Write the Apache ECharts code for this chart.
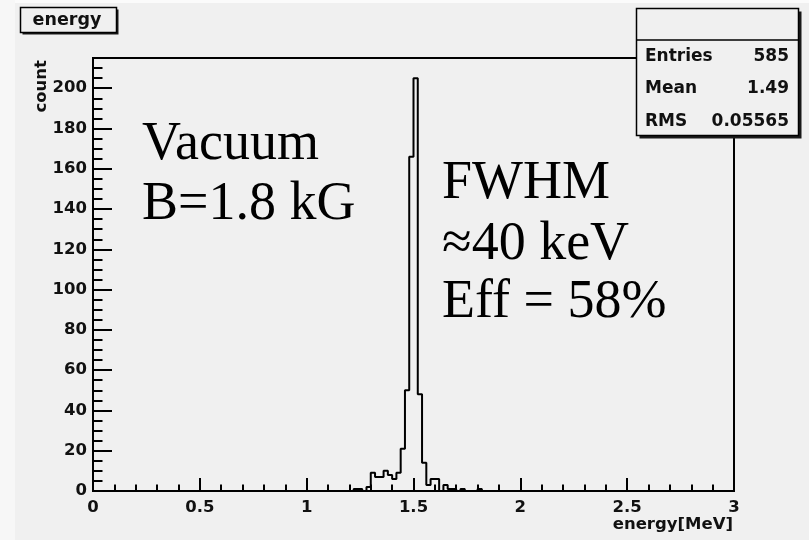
<!DOCTYPE html>
<html>
<head>
<meta charset="utf-8">
<script src="https://cdn.jsdelivr.net/npm/echarts@6/dist/echarts.min.js"></script>
<style>
  html, body { margin: 0; padding: 0; background: #f8f8f8; }
  #chart { width: 809px; height: 540px; }
</style>
</head>
<body>
<div id="chart"></div>
<script>
// Energy spectrum histogram, 150 bins of 0.02 MeV from 0 to 3 MeV
const binWidth = 0.02;
const binCount = 150;
const rangeMin = 0;
const rangeMax = 3;

// Lower bin edges (MeV) of the filled bins and their counts
const binEdges  = [1.22, 1.24, 1.28, 1.30, 1.32, 1.34, 1.36, 1.38, 1.40, 1.42, 1.44, 1.46, 1.48, 1.50, 1.52, 1.54, 1.56, 1.58, 1.60, 1.64, 1.66, 1.68, 1.72, 1.80];
const binCounts = [1,    1,    2,    9,    7,    7,    10,   8,    6,    9,    21,   50,   166,  205,  48,   14,   3,    6,    6,    3,    1,    1,    1,    1];

// Axis ticks and labels
const xTickValues = [0, 0.5, 1, 1.5, 2, 2.5, 3];
const xTickLabels = ['0', '0.5', '1', '1.5', '2', '2.5', '3'];
const yTickValues = [0, 20, 40, 60, 80, 100, 120, 140, 160, 180, 200];
const yTickLabels = ['0', '20', '40', '60', '80', '100', '120', '140', '160', '180', '200'];
const yMax = 215;

// Histogram name, axis titles and statistics box
const histTitle = 'energy';
const xTitle = 'energy[MeV]';
const yTitle = 'count';
const statNames  = ['Entries', 'Mean', 'RMS'];
const statValues = ['585', '1.49', '0.05565'];

// Annotations
const notesLeft  = ['Vacuum', 'B=1.8 kG'];
const notesRight = ['FWHM', '\u224840 keV', 'Eff = 58%'];

// Fill the full bin array (empty bins are zero)
const counts = new Array(binCount).fill(0);
binEdges.forEach((e, i) => { counts[Math.round((e - rangeMin) / binWidth)] = binCounts[i]; });
// Step outline: one point per lower edge, plus the closing upper edge
const outline = counts.map((c, i) => [rangeMin + i * binWidth, c]);
outline.push([rangeMax, counts[binCount - 1]]);

const BG = '#f0f0f0';
const INK = '#111';
const rootFont = 'bold 16.5px "DejaVu Sans"';
const statFont = 'bold 17px "DejaVu Sans"';
const titleFont = 'bold 17.5px "DejaVu Sans"';
const serifFont = '54px "Liberation Serif", "Times New Roman", serif';

const labelFrom = (values, labels) => v => {
  const k = values.findIndex(t => Math.abs(t - v) < 1e-9);
  return k >= 0 ? labels[k] : '';
};

const chart = echarts.init(document.getElementById('chart'), null, { renderer: 'canvas' });

const graphics = [
  // lighter margin strips around the pad
  { type: 'rect', z: -10, silent: true, shape: { x: 0, y: 0, width: 809, height: 3 }, style: { fill: '#fbfbfb' } },
  { type: 'rect', z: -10, silent: true, shape: { x: 0, y: 0, width: 15, height: 540 }, style: { fill: '#f7f7f7' } },
  // histogram title box
  { type: 'rect', z: 50, shape: { x: 22.5, y: 9.5, width: 96, height: 25 }, style: { fill: '#1a1a1a' } },
  { type: 'rect', z: 51, shape: { x: 20.5, y: 7.5, width: 96, height: 25 }, style: { fill: BG, stroke: '#000', lineWidth: 1.5 } },
  { type: 'text', z: 52, x: 67, y: 20, style: { text: histTitle, font: titleFont, fill: INK, align: 'center', verticalAlign: 'middle' } },
  // statistics box
  { type: 'rect', z: 50, shape: { x: 639.5, y: 11.5, width: 162, height: 127 }, style: { fill: '#1a1a1a' } },
  { type: 'rect', z: 51, shape: { x: 636.5, y: 8.5, width: 162, height: 127 }, style: { fill: BG, stroke: '#000', lineWidth: 1.5 } },
  { type: 'line', z: 52, shape: { x1: 636.5, y1: 40, x2: 798.5, y2: 40 }, style: { stroke: '#000', lineWidth: 1.5 } },
  // axis titles
  { type: 'text', z: 20, x: 733, y: 525, style: { text: xTitle, font: rootFont, fill: INK, align: 'right', verticalAlign: 'middle' } },
  { type: 'text', z: 20, x: 42, y: 60, rotation: Math.PI / 2, style: { text: yTitle, font: rootFont, fill: INK, align: 'right', verticalAlign: 'middle' } }
];

const statRowY = [57, 89, 121.5];
statNames.forEach((name, i) => {
  graphics.push({ type: 'text', z: 52, x: 645, y: statRowY[i], style: { text: name, font: statFont, fill: INK, align: 'left', verticalAlign: 'middle' } });
  graphics.push({ type: 'text', z: 52, x: 789, y: statRowY[i], style: { text: statValues[i], font: statFont, fill: INK, align: 'right', verticalAlign: 'middle' } });
});

const leftY = [145, 205];
notesLeft.forEach((t, i) => {
  graphics.push({ type: 'text', z: 30, x: 142, y: leftY[i], style: { text: t, font: serifFont, fill: '#000', align: 'left', verticalAlign: 'middle' } });
});
const rightY = [184, 245, 303];
notesRight.forEach((t, i) => {
  graphics.push({ type: 'text', z: 30, x: 442, y: rightY[i], style: { text: t, font: serifFont, fill: '#000', align: 'left', verticalAlign: 'middle' } });
});

const axisLabelStyle = { color: INK, fontFamily: 'DejaVu Sans', fontWeight: 'bold', fontSize: 16.5 };
const blackLine = { color: '#000', width: 2 };

chart.setOption({
  animation: false,
  backgroundColor: BG,
  grid: {
    left: 93, top: 58, width: 641, height: 433,
    show: true, borderColor: '#000', borderWidth: 2, backgroundColor: 'transparent',
    containLabel: false, outerBoundsMode: 'none'
  },
  xAxis: {
    type: 'value', min: rangeMin, max: rangeMax, interval: 0.5, position: 'bottom',
    axisLine: { show: true, onZero: false, lineStyle: blackLine },
    axisTick: { show: true, inside: true, length: 13, lineStyle: blackLine },
    minorTick: { show: true, splitNumber: 5, length: 6.5, lineStyle: blackLine },
    splitLine: { show: false },
    minorSplitLine: { show: false },
    axisLabel: Object.assign({ margin: 8, formatter: labelFrom(xTickValues, xTickLabels) }, axisLabelStyle)
  },
  yAxis: [
    {
      type: 'value', min: 0, max: yMax, interval: 20, position: 'left',
      axisLine: { show: true, onZero: false, lineStyle: blackLine },
      axisTick: { show: true, inside: true, length: 19, lineStyle: blackLine },
      splitLine: { show: false },
      axisLabel: Object.assign({ margin: 6, showMaxLabel: true, formatter: labelFrom(yTickValues, yTickLabels) }, axisLabelStyle)
    },
    {
      // secondary divisions every 5 counts
      type: 'value', min: 0, max: yMax, interval: 5, position: 'left', offset: 0,
      axisLine: { show: false },
      axisTick: { show: true, inside: true, length: 9.5, lineStyle: blackLine },
      splitLine: { show: false },
      axisLabel: { show: false }
    }
  ],
  series: [{
    type: 'line',
    yAxisIndex: 0,
    data: outline,
    step: 'end',
    symbol: 'none',
    clip: true,
    lineStyle: { color: '#000', width: 2 },
    z: 5
  }],
  graphic: graphics
});
</script>
</body>
</html>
········
**WORK TO COMPLETE**
Copy nothing but the lines from the top of the data down to the line containing "const rangeMax = 3;", and leave the pictures out.

**RESPONSE TO THIS EXERCISE**
Write the Apache ECharts code for this chart.
<!DOCTYPE html>
<html>
<head>
<meta charset="utf-8">
<script src="https://cdn.jsdelivr.net/npm/echarts@6/dist/echarts.min.js"></script>
<style>
  html, body { margin: 0; padding: 0; background: #f8f8f8; }
  #chart { width: 809px; height: 540px; }
</style>
</head>
<body>
<div id="chart"></div>
<script>
// Energy spectrum histogram, 150 bins of 0.02 MeV from 0 to 3 MeV
const binWidth = 0.02;
const binCount = 150;
const rangeMin = 0;
const rangeMax = 3;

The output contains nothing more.